Begin with the first line below and retype each line exactly through the line containing "const xTitle = 'клон';". Any pictures are to be left out.

'''

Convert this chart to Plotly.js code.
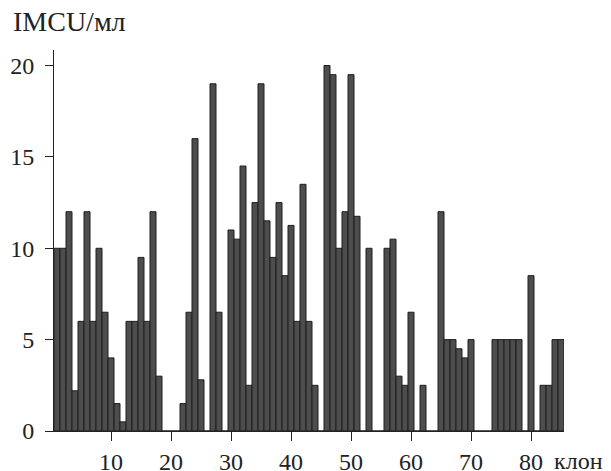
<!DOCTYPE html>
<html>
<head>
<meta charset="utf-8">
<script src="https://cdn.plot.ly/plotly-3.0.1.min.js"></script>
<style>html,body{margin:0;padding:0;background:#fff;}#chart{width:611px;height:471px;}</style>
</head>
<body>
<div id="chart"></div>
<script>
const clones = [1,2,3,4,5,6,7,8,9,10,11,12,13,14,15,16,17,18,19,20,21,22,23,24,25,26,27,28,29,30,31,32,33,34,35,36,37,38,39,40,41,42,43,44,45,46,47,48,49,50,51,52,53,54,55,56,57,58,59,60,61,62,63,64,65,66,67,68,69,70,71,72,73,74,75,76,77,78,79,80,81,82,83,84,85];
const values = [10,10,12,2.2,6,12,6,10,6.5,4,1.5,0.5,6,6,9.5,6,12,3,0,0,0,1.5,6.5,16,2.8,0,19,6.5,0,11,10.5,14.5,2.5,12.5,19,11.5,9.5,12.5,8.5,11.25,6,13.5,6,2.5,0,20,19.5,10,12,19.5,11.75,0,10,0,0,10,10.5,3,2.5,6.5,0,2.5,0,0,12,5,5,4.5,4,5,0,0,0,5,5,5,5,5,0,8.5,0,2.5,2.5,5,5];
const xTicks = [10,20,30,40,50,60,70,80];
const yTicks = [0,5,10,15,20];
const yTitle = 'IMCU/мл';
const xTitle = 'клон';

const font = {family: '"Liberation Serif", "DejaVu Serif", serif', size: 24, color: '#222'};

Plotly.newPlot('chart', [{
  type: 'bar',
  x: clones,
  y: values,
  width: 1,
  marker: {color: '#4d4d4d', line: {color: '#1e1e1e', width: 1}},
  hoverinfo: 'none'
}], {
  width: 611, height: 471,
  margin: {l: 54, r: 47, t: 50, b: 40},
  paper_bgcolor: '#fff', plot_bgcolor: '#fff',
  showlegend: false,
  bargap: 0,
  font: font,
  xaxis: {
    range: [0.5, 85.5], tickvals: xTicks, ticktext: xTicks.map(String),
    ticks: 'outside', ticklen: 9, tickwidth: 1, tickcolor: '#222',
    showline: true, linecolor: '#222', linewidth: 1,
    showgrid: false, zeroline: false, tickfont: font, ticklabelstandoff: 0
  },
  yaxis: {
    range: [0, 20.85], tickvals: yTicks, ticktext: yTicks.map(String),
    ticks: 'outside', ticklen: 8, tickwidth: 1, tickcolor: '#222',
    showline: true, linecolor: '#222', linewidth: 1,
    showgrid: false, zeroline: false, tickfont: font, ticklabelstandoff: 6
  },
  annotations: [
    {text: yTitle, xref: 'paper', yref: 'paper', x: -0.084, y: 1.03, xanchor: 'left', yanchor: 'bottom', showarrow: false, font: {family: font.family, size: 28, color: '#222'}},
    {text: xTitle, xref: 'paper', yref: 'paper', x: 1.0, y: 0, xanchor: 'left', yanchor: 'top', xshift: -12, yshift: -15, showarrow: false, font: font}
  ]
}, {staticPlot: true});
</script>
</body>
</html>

'''

**Result:**
Convert this chart to Plotly.js code.
<!DOCTYPE html>
<html>
<head>
<meta charset="utf-8">
<script src="https://cdn.plot.ly/plotly-3.0.1.min.js"></script>
<style>html,body{margin:0;padding:0;background:#fff;}#chart{width:611px;height:471px;}</style>
</head>
<body>
<div id="chart"></div>
<script>
const clones = [1,2,3,4,5,6,7,8,9,10,11,12,13,14,15,16,17,18,19,20,21,22,23,24,25,26,27,28,29,30,31,32,33,34,35,36,37,38,39,40,41,42,43,44,45,46,47,48,49,50,51,52,53,54,55,56,57,58,59,60,61,62,63,64,65,66,67,68,69,70,71,72,73,74,75,76,77,78,79,80,81,82,83,84,85];
const values = [10,10,12,2.2,6,12,6,10,6.5,4,1.5,0.5,6,6,9.5,6,12,3,0,0,0,1.5,6.5,16,2.8,0,19,6.5,0,11,10.5,14.5,2.5,12.5,19,11.5,9.5,12.5,8.5,11.25,6,13.5,6,2.5,0,20,19.5,10,12,19.5,11.75,0,10,0,0,10,10.5,3,2.5,6.5,0,2.5,0,0,12,5,5,4.5,4,5,0,0,0,5,5,5,5,5,0,8.5,0,2.5,2.5,5,5];
const xTicks = [10,20,30,40,50,60,70,80];
const yTicks = [0,5,10,15,20];
const yTitle = 'IMCU/мл';
const xTitle = 'клон';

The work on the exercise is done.